TEMPO.CO, Jakarta - Komisi untuk Orang Hilang dan Korban Tindak Kekerasan atau KontraS menyatakan ada pola baru dalam penanganan demonstrasi oleh polisi di tahun 2020. Pola ini baru, setidaknya dibandingkan dengan penanganan May Day, unjuk rasa 21-22 Mei, dan #ReformasiDikorupsi pada 2019.
"Kami menemukan ada legitimasi dari atasan kepolisian untuk melakukan penanganan atau penindakan hukum secara subyektif," ujar Peneliti KontraS, Rivanlee Anandar kepada Tempo pada Jumat lalu, 16 Oktober 2020. Terutama, terhadap agenda-agenda yang berkaitan dengan kebijakan negara yang lebih luas.
Legitimasi itu pertama terlihat dari terbitnya surat telegram dari Mabes Polri tentang penanganan Covid-19. Surat telegram nomor ST/1100/IV/HUK.7.1./2020 tanggal 4 April 2020 itu ditandatangani Kepala Badan Reserse Kriminal Komisaris Jenderal Listyo Sigit Prabowo.
"Ada pasal penghinaan presiden atau penguasa dan sebagainya," kata Rivanlee. Dengan surat telegram itu, Mabes Polri menggencarkan patroli siber.

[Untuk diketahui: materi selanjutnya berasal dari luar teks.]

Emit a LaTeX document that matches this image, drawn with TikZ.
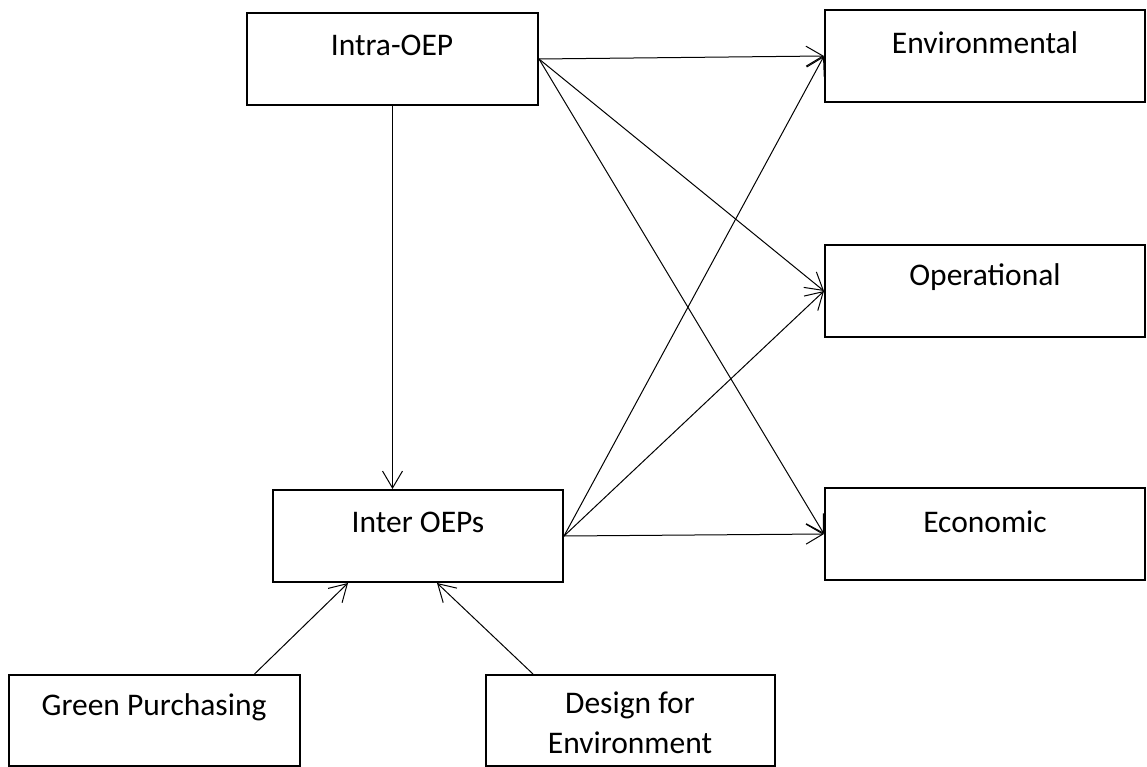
\documentclass[tikz,border=0pt]{standalone}
\usepackage{fontspec}
\setmainfont{Carlito}
\usetikzlibrary{arrows.meta}
\begin{document}
\begin{tikzpicture}[x=1pt,y=-1pt,
  box/.style={draw=black,line width=2pt,fill=white,minimum height=92pt,inner sep=0pt},
  lbl/.style={font=\fontsize{31.5}{40}\selectfont,align=center,inner sep=0pt},
  conn/.style={line width=1pt,-{Straight Barb[length=17pt,width=20pt,line width=1pt]}}]
\useasboundingbox (0,0) rectangle (1147,767);
% boxes
\node[box,minimum width=291pt] (intra) at (392.5,59) {};
\node[box,minimum width=320pt] (env) at (985,56) {};
\node[box,minimum width=320pt] (oper) at (985,291) {};
\node[box,minimum width=320pt] (econ) at (985,534) {};
\node[box,minimum width=290pt] (inter) at (418,536) {};
\node[box,minimum width=291pt,minimum height=91pt] (green) at (154.5,720.5) {};
\node[box,minimum width=289pt,minimum height=91pt] (design) at (630.5,720.5) {};
% labels
\node[lbl] (intra-t) at (392,45) {Intra-OEP};
\node[lbl] (env-t) at (985,43) {Environmental};
\node[lbl] (oper-t) at (985,277) {Operational};
\node[lbl] (econ-t) at (985,522) {Economic};
\node[lbl] (inter-t) at (418,522) {Inter OEPs};
\node[lbl] (green-t) at (154,707) {Green Purchasing};
\node[lbl] (design-t) at (630,723) {Design for\\Environment};
% connectors
\draw[conn] (intra.south) -- (intra.south |- inter.north);
\draw[conn] (intra.east) -- (env.west);
\draw[conn] (intra.east) -- (oper.west);
\draw[conn] (intra.east) -- (econ.west);
\draw[conn] (inter.east) -- (env.west);
\draw[conn] (inter.east) -- (oper.west);
\draw[conn] (inter.east) -- (econ.west);
\draw[conn] ([xshift=100pt]green.north) -- ([xshift=-70pt]inter.south);
\draw[conn] ([xshift=-97.5pt]design.north) -- ([xshift=19pt]inter.south);
\end{tikzpicture}
\end{document}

Setidaknya, ada tiga hal yang dipantau dalam patroli siber, yaitu berita bohong atau hoaks tentang virus Corona, penghinaan terhadap presiden dan pejabat pemerintah, dan praktik penipuan penjualan alat-alat kesehatan secara daring.
Penyebaran hoaks Corona dan kebijakan pemerintah dalam mengantisipasi penyebaran Covid-19 diancam dengan Pasal 14 dan atau Pasal 15 Undang-Undang Nomor 1 Tahun 1946 tentang Peraturan Hukum Pidana. Pelaku penghinaan terhadap presiden dan pejabat pemerintah dikenakan Pasal 207 Kitab Undang-Undang Hukum Pidana (KUHP). Penipu penjualan alat-alat kesehatan secara daring, dijerat melalui Pasal 45A ayat (1) jo Pasal 28 ayat (1) Undang-Undang Informasi dan Transaksi Elektronik.
Legitimasi kedua di tahun ini, kata Rivanlee, adalah munculnya surat telegram tentang Omnibus Law UUndang Cipta Kerja. Dalam telegram bernomor STR/645/X/PAM.3.2./2020, Kapolri Jenderal Idham Aziz memberi beberapa instruksi mengenai rencana demonstrasi dan mogok nasional kelompok buruh dan masyarakat sipil lain yang menolak UU Cipta Kerja.
Instruksi itu meliputi melaksanakan fungsi intelijen dan deteksi dini; mencegah, meredam, dan mengalihkan aksi unjuk rasa dengan dalih mencegah penyebaran Covid-19; patroli siber pada media sosial dan manajemen media untuk membangun opini publik yang tak setuju dengan aksi unjuk rasa di tengah pandemi.
"Sebelumnya, surat-surat telegram itu tidak ada pada 2019."
Rivanlee mengatakan polisi sebenarnya masih punya 'pekerjaan rumah' penanganan aksi massa di tahun 2019. Evaluasi itu berupa tidak adanya indikator yang jelas dalam penindakan terhadap massa aksi. Contohnya seperti ukuran proporsionalitas, tindakan kebutuhan mendesak, legalitas, dan prinsip-prinsip yang ada di undang-undang yang berlaku.
"Polisi tidak menjalankan evaluasi (penanganan aksi massa) sebelum adanya surat telegram, tapi sudah memunculkan pola baru dengan melegitimasi penindakan secara subyektif," kata Rivanlee.